Historic preservation agents sent Spokane back to work on its effort to list the city’s signature parks and boulevards on historic registers.

Spokane’s Park Board is seeking listings on the local, state and national historic registers to document the deep history of the city’s wide-ranging park system that includes work by the renowned Olmsted Brothers landscape firm.

On Thursday, the Washington State Advisory Council on Historic Preservation told the city it needs to assemble more documentation, in large part because of the significance of the Olmsted plan and the way it was implemented.

The council voted 7-0 to postpone action on a group of four park nominations submitted by the city.

Spokane may be the best example in Washington of the use of Progressive and City Beautiful movements embodied by the Olmsted Brothers, said preservation council member Rob McCoy.

Their work is found all over the U.S., including Seattle, Tacoma, Portland and Walla Walla.

Paul Mann, chairman of the state preservation council, said Spokane will be able to set a standard for other cities seeking to document their Olmsted legacies. He is from Spokane.

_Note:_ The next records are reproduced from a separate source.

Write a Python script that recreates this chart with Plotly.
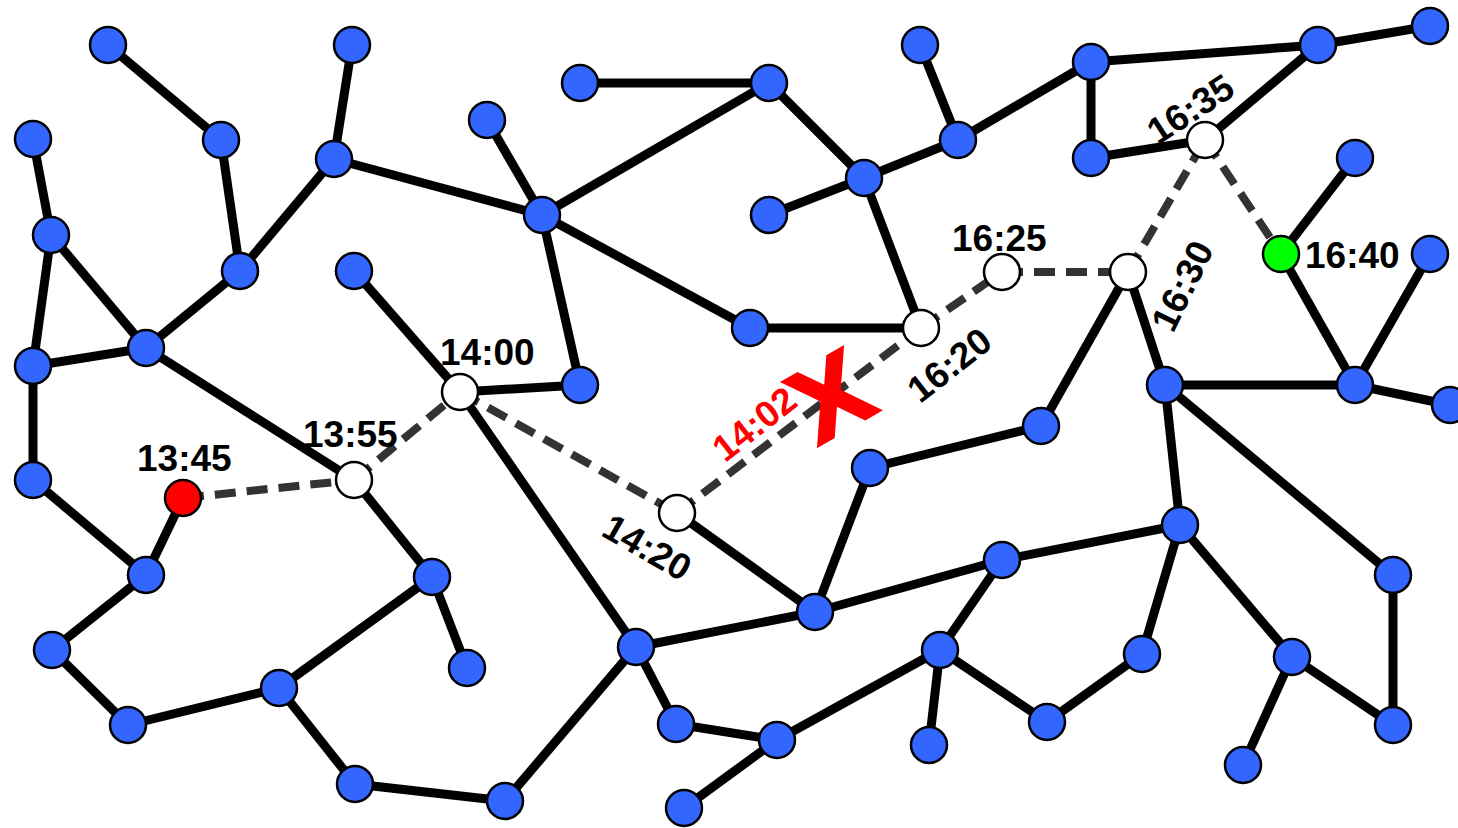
import plotly.graph_objects as go

# ---- data: node positions (pixel space of the drawing) ----
node_names = ["A1","A2","A3","A4","A5","A6","A7","A8","A9","A10","A11","A12","A13","A14","A15","A16",
              "A17","A18","A19","A20","A21","A22","A23","A24","A25","A26","A27","A28","A29","A30","A31",
              "A32","A33","A34","A35","A36","A37","A38","A39","A40","A41","A42","A43","A44","A45","A46",
              "A47","A48","A49","A50","A51","A52","A53","A54","A55",
              "RED","W1355","W1400","W1420","W1620","W1625","W1630","W1635","GREEN"]
node_x = [108,221,352,334,33,51,240,146,33,33,146,354,580,487,580,542,
          769,864,769,750,920,958,1091,1091,1318,1430,1355,1430,1165,1355,1450,
          870,1041,815,1002,1180,940,1142,1393,1292,1393,1243,1047,929,777,676,
          684,636,505,355,279,432,467,128,52,
          183,354,460,677,921,1002,1128,1205,1281]
node_y = [45,140,45,159,139,235,271,348,366,480,575,271,385,120,83,215,
          83,178,215,328,45,140,62,158,45,26,158,254,385,385,405,
          468,426,612,560,525,650,654,575,657,725,765,722,745,740,724,
          808,647,801,784,688,577,668,725,650,
          498,480,392,513,328,272,272,140,254]
node_kind = (["blue"] * 55) + ["red", "white", "white", "white", "white", "white", "white", "white", "green"]

solid_edges = [
    ("A1","A2"),("A2","A7"),("A3","A4"),("A4","A7"),("A4","A16"),("A5","A6"),("A6","A9"),("A6","A8"),
    ("A7","A8"),("A8","A9"),("A8","W1355"),("A9","A10"),("A10","A11"),("A11","RED"),("A11","A55"),
    ("A55","A54"),("A54","A51"),("A51","A50"),("A51","A52"),("A52","A53"),("A52","W1355"),("A50","A49"),
    ("A49","A48"),("A48","W1400"),("A48","A46"),("A48","A34"),("A46","A45"),("A45","A47"),("A45","A37"),
    ("A37","A44"),("A37","A43"),("A37","A35"),("A43","A38"),("A38","A36"),("A35","A36"),("A34","A35"),
    ("A34","A32"),("A34","W1420"),("A32","A33"),("A33","W1630"),("W1630","A29"),("A29","A36"),
    ("A29","A30"),("A29","A39"),("A30","A31"),("A30","GREEN"),("A30","A28"),("GREEN","A27"),
    ("A36","A40"),("A40","A41"),("A40","A42"),("A39","A41"),("A12","W1400"),("W1400","A13"),
    ("A13","A16"),("A14","A16"),("A16","A17"),("A16","A20"),("A15","A17"),("A17","A18"),("A18","A19"),
    ("A18","A22"),("A18","W1620"),("A20","W1620"),("A21","A22"),("A22","A23"),("A23","A24"),
    ("A23","A25"),("A25","A26"),("A25","W1635"),("A24","W1635"),
]
route = ["RED","W1355","W1400","W1420","W1620","W1625","W1630","W1635","GREEN"]

# time labels: text, x, y, angle, colour
label_text  = ["13:45","13:55","14:00","14:20","14:02","16:20","16:25","16:30","16:35","16:40"]
label_x     = [184, 350, 487, 647, 754, 949, 999, 1182, 1190, 1352]
label_y     = [458, 434, 352, 547, 424, 365, 238, 286, 109, 255]
label_angle = [0, 0, 0, 30, -38, -38, 0, -64, -33, 0]
label_color = ["black","black","black","black","red","black","black","black","black","black"]

break_mark = {"text": "X", "x": 832, "y": 398, "angle": -30}

# ---- build ----
pos = {n: (x, y) for n, x, y in zip(node_names, node_x, node_y)}
fig = go.Figure()

ex, ey = [], []
for a, b in solid_edges:
    ex += [pos[a][0], pos[b][0], None]
    ey += [pos[a][1], pos[b][1], None]
fig.add_trace(go.Scatter(x=ex, y=ey, mode="lines", line=dict(color="black", width=9),
                         hoverinfo="skip", showlegend=False))

rx, ry = [], []
for a, b in zip(route[:-1], route[1:]):
    rx += [pos[a][0], pos[b][0], None]
    ry += [pos[a][1], pos[b][1], None]
fig.add_trace(go.Scatter(x=rx, y=ry, mode="lines",
                         line=dict(color="#333333", width=8, dash="21px,11px"),
                         hoverinfo="skip", showlegend=False))

fill = {"blue": "#3366ff", "red": "#ff0000", "white": "#ffffff", "green": "#00ff00"}
fig.add_trace(go.Scatter(x=node_x, y=node_y, mode="markers",
                         marker=dict(size=36, color=[fill[k] for k in node_kind],
                                     line=dict(color="black", width=2.5)),
                         text=node_names, hoverinfo="text", showlegend=False))

for t, x, y, ang, col in zip(label_text, label_x, label_y, label_angle, label_color):
    fig.add_annotation(x=x, y=y, text=t, showarrow=False, textangle=ang,
                       xanchor="center", yanchor="middle",
                       font=dict(family="Liberation Sans, Arial", size=37, color=col, weight="bold"))

fig.add_annotation(x=break_mark["x"], y=break_mark["y"], text=break_mark["text"], showarrow=False,
                   textangle=break_mark["angle"], xanchor="center", yanchor="middle",
                   font=dict(family="DejaVu Sans", size=104, color="#ff0000", weight="bold"))

fig.update_layout(width=1458, height=828, margin=dict(l=0, r=0, t=0, b=0),
                  paper_bgcolor="white", plot_bgcolor="white",
                  xaxis=dict(range=[0, 1458], visible=False, fixedrange=True),
                  yaxis=dict(range=[828, 0], visible=False, fixedrange=True))

fig.write_html("out.html", config={"displayModeBar": False},
               post_script="document.body.style.margin='0';document.body.style.overflow='hidden';")
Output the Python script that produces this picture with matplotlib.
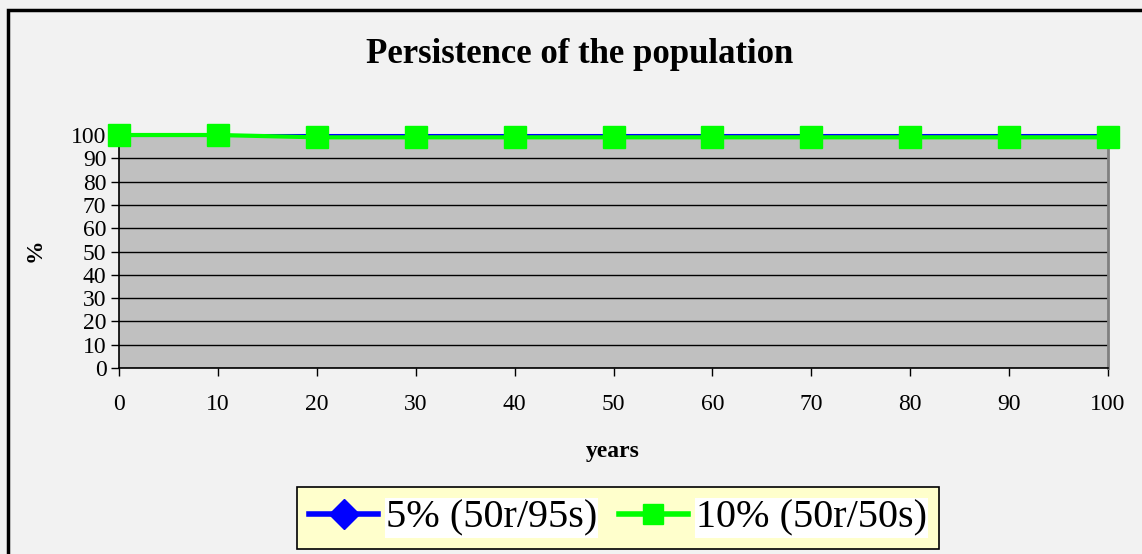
import matplotlib
matplotlib.use("Agg")
import matplotlib.pyplot as plt
from matplotlib.patches import Rectangle

years = [0, 10, 20, 30, 40, 50, 60, 70, 80, 90, 100]
pct_5 = [100, 100, 100, 100, 100, 100, 100, 100, 100, 100, 100]
pct_10 = [100, 100, 99, 99, 99, 99, 99, 99, 99, 99, 99]
labels = ["5% (50r/95s)", "10% (50r/50s)"]
yticks = [0, 10, 20, 30, 40, 50, 60, 70, 80, 90, 100]

plt.rcParams['font.family'] = ['Liberation Serif', 'DejaVu Serif']

W, H = 1142, 554
fig = plt.figure(figsize=(W / 100, H / 100), dpi=100)
fig.patch.set_facecolor("#f2f2f2")

# outer chart frame
fig.patches.append(Rectangle((8 / W, -0.1), 1.2, 1 - 10 / H + 0.1, transform=fig.transFigure,
                             fill=False, edgecolor="black", linewidth=2.5))

ax = fig.add_axes([119 / W, 1 - 368 / H, (1108 - 119) / W, (368 - 135) / H])
ax.set_facecolor("#c0c0c0")

ax.plot(years, pct_5, color="#0000ff", linewidth=2.2, marker="D", markersize=9,
        markerfacecolor="#0000ff", markeredgecolor="#0000ff", label=labels[0], clip_on=False, zorder=3)
ax.plot(years, pct_10, color="#00ff00", linewidth=3, marker="s", markersize=16.5,
        markerfacecolor="#00ff00", markeredgecolor="#00ff00", label=labels[1], clip_on=False, zorder=4)

ax.set_xlim(0, 100)
ax.set_ylim(0, 100)
ax.set_xticks(years)
ax.set_yticks(yticks)
ax.tick_params(axis="both", labelsize=17, length=6, width=1, direction="out", color="black")
ax.tick_params(axis="x", pad=13)
ax.tick_params(axis="y", pad=3)
ax.grid(axis="y", color="black", linewidth=1)
ax.set_axisbelow(True)

ax.spines["top"].set_visible(False)
ax.spines["right"].set_color("#808080")
ax.spines["right"].set_linewidth(2)
ax.spines["left"].set_linewidth(1.2)
ax.spines["bottom"].set_linewidth(1.2)

fig.text(580 / W, 1 - 54 / H, "Persistence of the population", ha="center", va="center",
         fontsize=25, fontweight="bold")
fig.text(613 / W, 1 - 451 / H, "years", ha="center", va="center", fontsize=17, fontweight="bold")
fig.text(35 / W, 1 - 250 / H, "%", ha="center", va="center", fontsize=17, fontweight="bold", rotation=90)

leg = fig.legend(loc="center", bbox_to_anchor=(618 / W, 1 - 518 / H), ncol=2, fontsize=29,
                 frameon=True, fancybox=False, handlelength=1.7, handletextpad=0.2,
                 columnspacing=0.55, borderpad=0.3, borderaxespad=0)
leg.get_frame().set_facecolor("#ffffcc")
leg.get_frame().set_edgecolor("black")
leg.get_frame().set_linewidth(1.2)
leg.get_frame().set_alpha(1)
for t in leg.get_texts():
    t.set_bbox(dict(facecolor="white", edgecolor="none", pad=1))
for h in leg.get_lines():
    h.set_linewidth(4)
    h.set_markersize(15)

fig.savefig("out.png", dpi=100, facecolor=fig.get_facecolor())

The nomination was 72 pages long and accompanied by separate nominations for Lincoln Park, Manito Park and High Drive park and parkway.

Kristen Griffin, Spokane’s historic preservation officer, said in an interview that the city is seeking to establish an umbrella listing for the Olmsted park system, and then list individual parks and features under it in subsequent nominations.

Documenting that history under government guidelines is a complex process, Griffin said.

But once completed, it will be useful for future park management as well as historic interpretation and education, Griffin said.

In other action, the council approved nominations to the state register and recommendations to the national register for the Ridpath Hotel, Finch School, the Germond Block, the Garland Theater, the Bauer House, the Hill-Hilscher House and the Anderson House, all in Spokane.

They approved the same actions for the Pend Oreille County Courthouse, which would be the second building in Newport to be listed on the historic register.